GLM 5.1 crushes every other model except Opus in agentic benchmark at about 1/3 of the Opus cost

Zhipu AI's new model reaches Opus 4.6 performance for just $0.40 per agent task run.

Deep Dive

Zhipu AI's GLM 5.1 is emerging as a formidable and cost-efficient contender in the AI agent space. Independent testing using the OpenClaw platform—which evaluates models on real user-submitted tasks in a simulated environment—found that GLM 5.1 performs at the same level as Anthropic's flagship Claude Opus 4.6 model. The critical differentiator is cost: where an average agentic task run costs about $1.20 with Opus, GLM 5.1 completes it for just $0.40, a roughly 67% reduction. This performance pushes the frontier of cost-effectiveness for sophisticated AI agents.

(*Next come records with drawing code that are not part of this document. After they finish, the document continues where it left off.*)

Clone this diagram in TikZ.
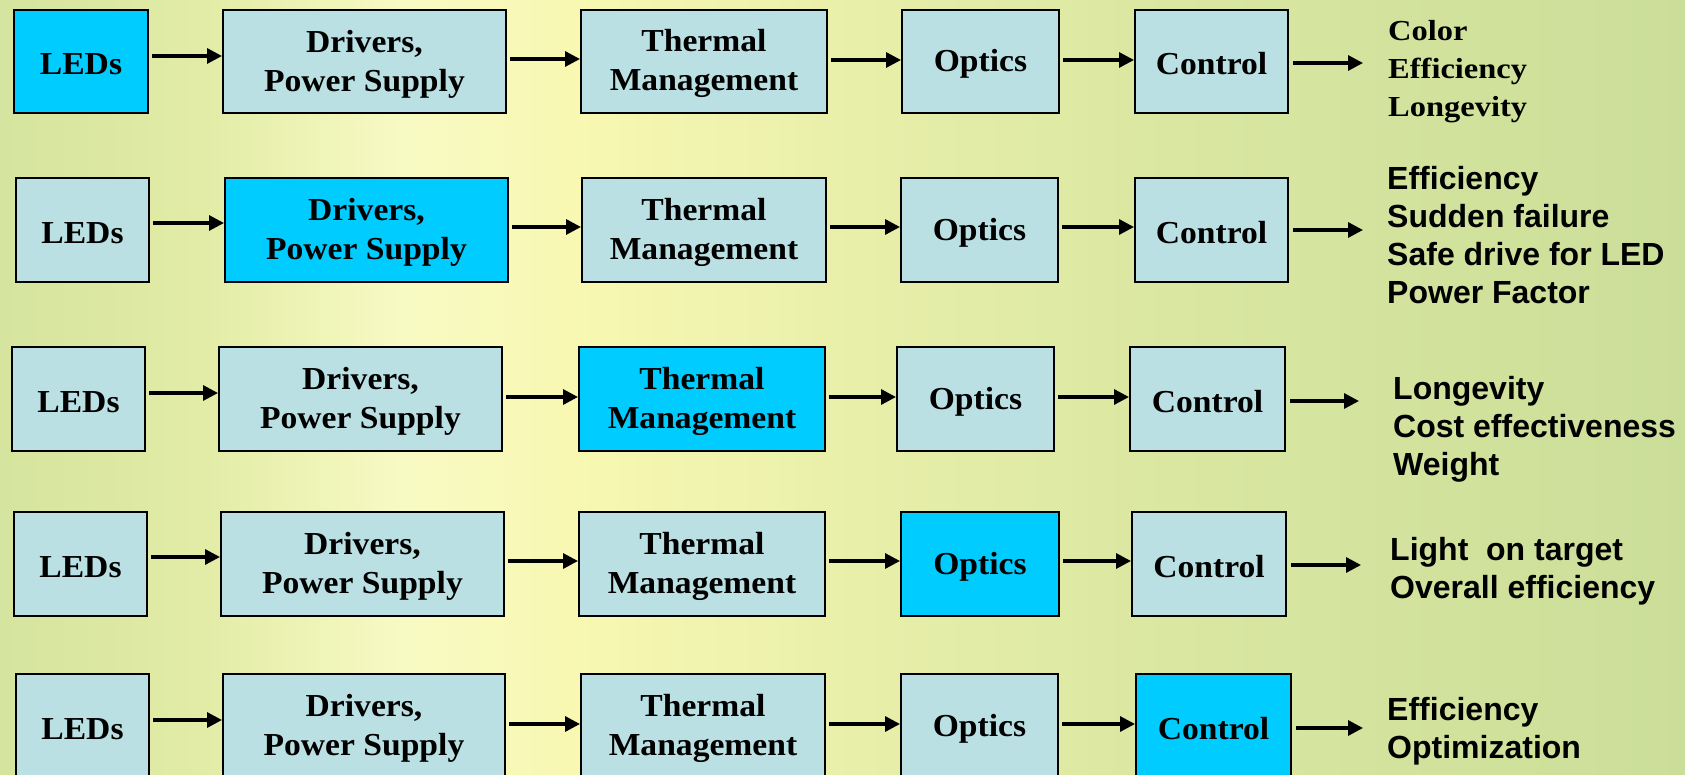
\documentclass[tikz,border=0pt]{standalone}
\usepackage{fontspec}
\usetikzlibrary{arrows.meta,calc}
\newfontfamily\boxfont{Liberation Serif}[FakeStretch=1.05]
\newfontfamily\rserif{Liberation Serif}[FakeStretch=1.12]
\newfontfamily\rsans{Liberation Sans}
\definecolor{boxfill}{HTML}{BBE0E3}
\definecolor{hifill}{HTML}{00CCFF}
\definecolor{bgA}{HTML}{D5E49E}
\definecolor{bgB}{HTML}{E2ECA6}
\definecolor{bgC}{HTML}{F8FAC4}
\definecolor{bgD}{HTML}{F8F8B2}
\definecolor{bgE}{HTML}{E6EEA8}
\definecolor{bgF}{HTML}{D8E6A0}
\definecolor{bgG}{HTML}{CBDE99}
\pgfdeclarehorizontalshading{bgsh}{100bp}{color(0bp)=(bgA); color(25bp)=(bgA); color(31bp)=(bgB); color(37bp)=(bgC); color(42bp)=(bgD); color(51.5bp)=(bgE); color(61bp)=(bgF); color(75bp)=(bgG); color(100bp)=(bgG)}
\newcommand\lowr{\rule{0pt}{27pt}}
\tikzset{
  blk/.style={draw=black, line width=2pt, fill=boxfill, inner sep=0pt, anchor=north west,
    align=center, font=\boxfont\bfseries\fontsize{32}{39}\selectfont},
  hi/.style={fill=hifill},
  arr/.style={line width=3.2pt, -{Triangle[length=15pt,width=15pt]}},
  outs/.style={anchor=north west, align=left, inner sep=0pt},
  serifout/.style={outs, font=\rserif\bfseries\fontsize{29}{38}\selectfont},
  sansout/.style={outs, font=\rsans\bfseries\fontsize{32}{38}\selectfont},
}
\begin{document}
\begin{tikzpicture}[x=1pt,y=-1pt]
\useasboundingbox (0,0) rectangle (1685,775);
\shade[shading=bgsh] (0,0) rectangle (1685,775);
% Row 1
\node[blk,hi,minimum width=134pt,minimum height=103pt] (a1) at (13,9) {\lowr LEDs};
\node[blk,minimum width=283pt,minimum height=103pt] (b1) at (222,9) {\lowr Drivers,\\Power Supply};
\node[blk,minimum width=246pt,minimum height=103pt] (c1) at (580,9) {\lowr Thermal\\Management};
\node[blk,minimum width=157pt,minimum height=103pt] (d1) at (901,9) {\lowr Optics};
\node[blk,minimum width=153pt,minimum height=103pt] (e1) at (1134,9) {\lowr Control};
\coordinate (o1) at (1363,63);
\draw[arr] ($(a1.east|-0,56)+(3,0)$) -- (b1.west|-0,56);
\draw[arr] ($(b1.east|-0,59)+(3,0)$) -- (c1.west|-0,59);
\draw[arr] ($(c1.east|-0,60)+(3,0)$) -- (d1.west|-0,60);
\draw[arr] ($(d1.east|-0,60)+(3,0)$) -- (e1.west|-0,60);
\draw[arr] ($(e1.east|-o1)+(4,0)$) -- (o1);
\node[serifout] (t1) at (1388,20) {Color\\Efficiency\\Longevity};
% Row 2
\node[blk,minimum width=133pt,minimum height=104pt] (a2) at (15,177) {\lowr LEDs};
\node[blk,hi,minimum width=283pt,minimum height=104pt] (b2) at (224,177) {\lowr Drivers,\\Power Supply};
\node[blk,minimum width=244pt,minimum height=104pt] (c2) at (581,177) {\lowr Thermal\\Management};
\node[blk,minimum width=157pt,minimum height=104pt] (d2) at (900,177) {\lowr Optics};
\node[blk,minimum width=153pt,minimum height=104pt] (e2) at (1134,177) {\lowr Control};
\coordinate (o2) at (1363,230);
\draw[arr] ($(a2.east|-0,223)+(3,0)$) -- (b2.west|-0,223);
\draw[arr] ($(b2.east|-0,227)+(3,0)$) -- (c2.west|-0,227);
\draw[arr] ($(c2.east|-0,227)+(3,0)$) -- (d2.west|-0,227);
\draw[arr] ($(d2.east|-0,227)+(3,0)$) -- (e2.west|-0,227);
\draw[arr] ($(e2.east|-o2)+(4,0)$) -- (o2);
\node[sansout] (t2) at (1387,166) {Efficiency\\Sudden failure\\Safe drive for LED\\Power Factor};
% Row 3
\node[blk,minimum width=133pt,minimum height=104pt] (a3) at (11,346) {\lowr LEDs};
\node[blk,minimum width=283pt,minimum height=104pt] (b3) at (218,346) {\lowr Drivers,\\Power Supply};
\node[blk,hi,minimum width=246pt,minimum height=104pt] (c3) at (578,346) {\lowr Thermal\\Management};
\node[blk,minimum width=157pt,minimum height=104pt] (d3) at (896,346) {\lowr Optics};
\node[blk,minimum width=155pt,minimum height=104pt] (e3) at (1129,346) {\lowr Control};
\coordinate (o3) at (1359,401);
\draw[arr] ($(a3.east|-0,393)+(3,0)$) -- (b3.west|-0,393);
\draw[arr] ($(b3.east|-0,397)+(3,0)$) -- (c3.west|-0,397);
\draw[arr] ($(c3.east|-0,397)+(3,0)$) -- (d3.west|-0,397);
\draw[arr] ($(d3.east|-0,397)+(3,0)$) -- (e3.west|-0,397);
\draw[arr] ($(e3.east|-o3)+(4,0)$) -- (o3);
\node[sansout] (t3) at (1393,376) {Longevity\\Cost effectiveness\\Weight};
% Row 4
\node[blk,minimum width=133pt,minimum height=104pt] (a4) at (13,511) {\lowr LEDs};
\node[blk,minimum width=283pt,minimum height=104pt] (b4) at (220,511) {\lowr Drivers,\\Power Supply};
\node[blk,minimum width=246pt,minimum height=104pt] (c4) at (578,511) {\lowr Thermal\\Management};
\node[blk,hi,minimum width=158pt,minimum height=104pt] (d4) at (900,511) {\lowr Optics};
\node[blk,minimum width=154pt,minimum height=104pt] (e4) at (1131,511) {\lowr Control};
\coordinate (o4) at (1361,565);
\draw[arr] ($(a4.east|-0,557)+(3,0)$) -- (b4.west|-0,557);
\draw[arr] ($(b4.east|-0,561)+(3,0)$) -- (c4.west|-0,561);
\draw[arr] ($(c4.east|-0,561)+(3,0)$) -- (d4.west|-0,561);
\draw[arr] ($(d4.east|-0,561)+(3,0)$) -- (e4.west|-0,561);
\draw[arr] ($(e4.east|-o4)+(4,0)$) -- (o4);
\node[sansout] (t4) at (1390,537) {Light\ \ on target\\Overall efficiency};
% Row 5
\node[blk,minimum width=133pt,minimum height=104pt] (a5) at (15,673) {\lowr LEDs};
\node[blk,minimum width=282pt,minimum height=104pt] (b5) at (222,673) {\lowr Drivers,\\Power Supply};
\node[blk,minimum width=244pt,minimum height=104pt] (c5) at (580,673) {\lowr Thermal\\Management};
\node[blk,minimum width=157pt,minimum height=104pt] (d5) at (900,673) {\lowr Optics};
\node[blk,hi,minimum width=155pt,minimum height=104pt] (e5) at (1135,673) {\lowr Control};
\coordinate (o5) at (1363,728);
\draw[arr] ($(a5.east|-0,720)+(3,0)$) -- (b5.west|-0,720);
\draw[arr] ($(b5.east|-0,724)+(3,0)$) -- (c5.west|-0,724);
\draw[arr] ($(c5.east|-0,724)+(3,0)$) -- (d5.west|-0,724);
\draw[arr] ($(d5.east|-0,724)+(3,0)$) -- (e5.west|-0,724);
\draw[arr] ($(e5.east|-o5)+(4,0)$) -- (o5);
\node[sansout] (t5) at (1387,697) {Efficiency\\Optimization};
\end{tikzpicture}
\end{document}
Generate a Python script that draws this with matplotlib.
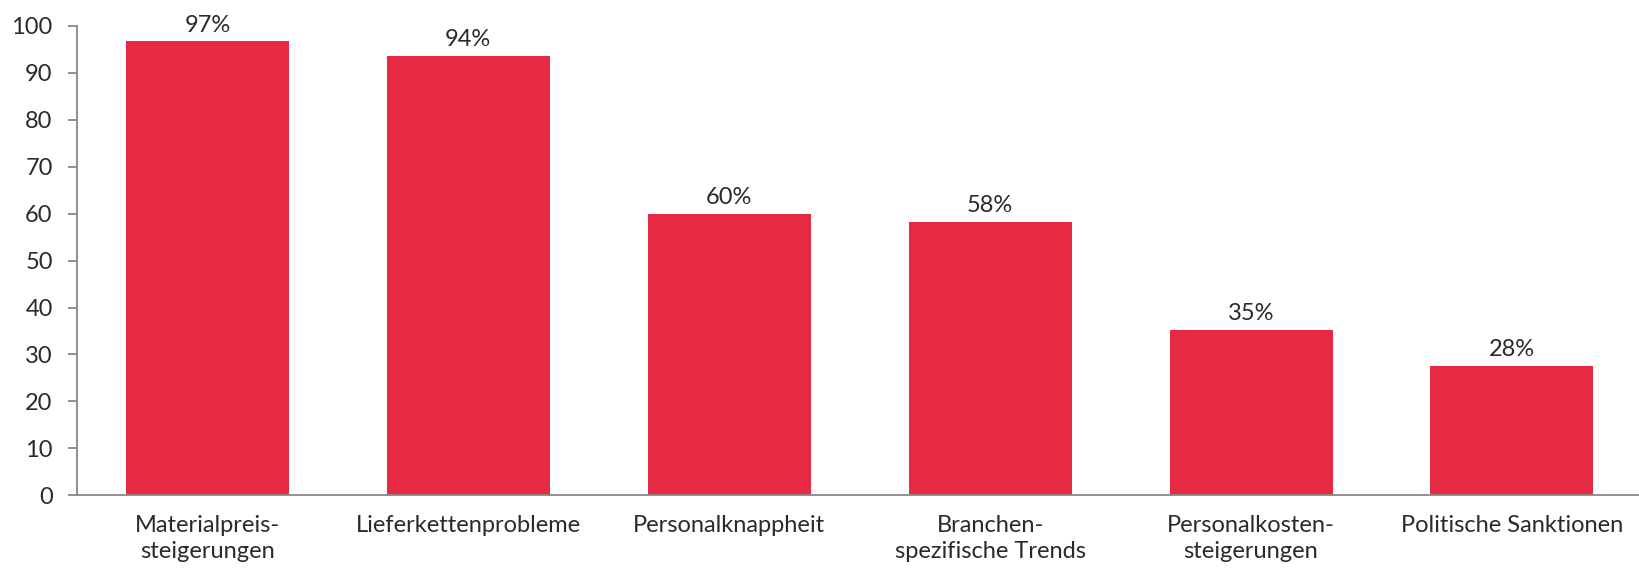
import matplotlib
matplotlib.use("Agg")
import matplotlib.pyplot as plt

categories = ["Materialpreis-\nsteigerungen", "Lieferkettenprobleme", "Personalknappheit",
              "Branchen-\nspezifische Trends", "Personalkosten-\nsteigerungen", "Politische Sanktionen"]
values = [96.7, 93.6, 59.9, 58.2, 35.3, 27.5]
labels = ["97%", "94%", "60%", "58%", "35%", "28%"]
yticks = [0, 10, 20, 30, 40, 50, 60, 70, 80, 90, 100]

plt.rcParams['font.family'] = ['Lato', 'DejaVu Sans']

fig = plt.figure(figsize=(16.39, 5.72), dpi=100)
ax = fig.add_axes([0.047, 0.134, 0.953, 0.821])
x = list(range(len(categories)))
ax.bar(x, values, width=0.625, color="#E62A43")
for xi, v, l in zip(x, values, labels):
    ax.annotate(l, (xi, v), xytext=(0, 7), textcoords="offset points",
                ha="center", va="baseline", fontsize=17, color="#2a2a2a")

ax.set_xlim(-0.5, 5.487)
ax.set_ylim(0, 100)
ax.set_yticks(yticks)
ax.set_yticklabels([str(t) for t in yticks], fontsize=17, color="#2a2a2a")
ax.set_xticks(x)
ax.set_xticklabels(categories, fontsize=17, color="#2a2a2a", linespacing=1.32)
ax.tick_params(axis="x", length=0, pad=14)
ax.tick_params(axis="y", length=6.5, width=1.3, color="#888888", pad=11, direction="out")
for s in ["top", "right"]:
    ax.spines[s].set_visible(False)
for s in ["left", "bottom"]:
    ax.spines[s].set_color("#888888")
    ax.spines[s].set_linewidth(1.3)

fig.savefig("out.png", dpi=100)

The testing methodology, designed to avoid static benchmark optimization, uses a 'Chatbot Arena' style battle where LLMs judge each other's performance on practical tasks. While GLM 5.1's per-token price is less than one-fifth of Opus, it uses about twice as many tokens per task because it makes more than twice as many tool calls, acting more aggressively. This actually highlights its robust agentic capabilities. The model outperformed all others tested except Opus, with Alibaba's Qwen 3.6 also showing promise pending prompt caching support for further cost reduction. The results suggest GLM 5.1 is now a top practical choice for frameworks like OpenClaw.

Key Points
  • GLM 5.1 matches Claude Opus 4.6 performance in real-world agentic benchmarks using the OpenClaw testing platform.
  • It achieves this at about one-third the cost per task run (~$0.40 vs Opus's ~$1.20), despite using more tokens due to aggressive tool calling.
  • The testing avoids static benchmarks, using user-submitted tasks and LLM-as-judge battles to evaluate practical, agentic usefulness.

Why It Matters

This drastically lowers the cost of building and running sophisticated AI agents, making advanced automation accessible to more developers and companies.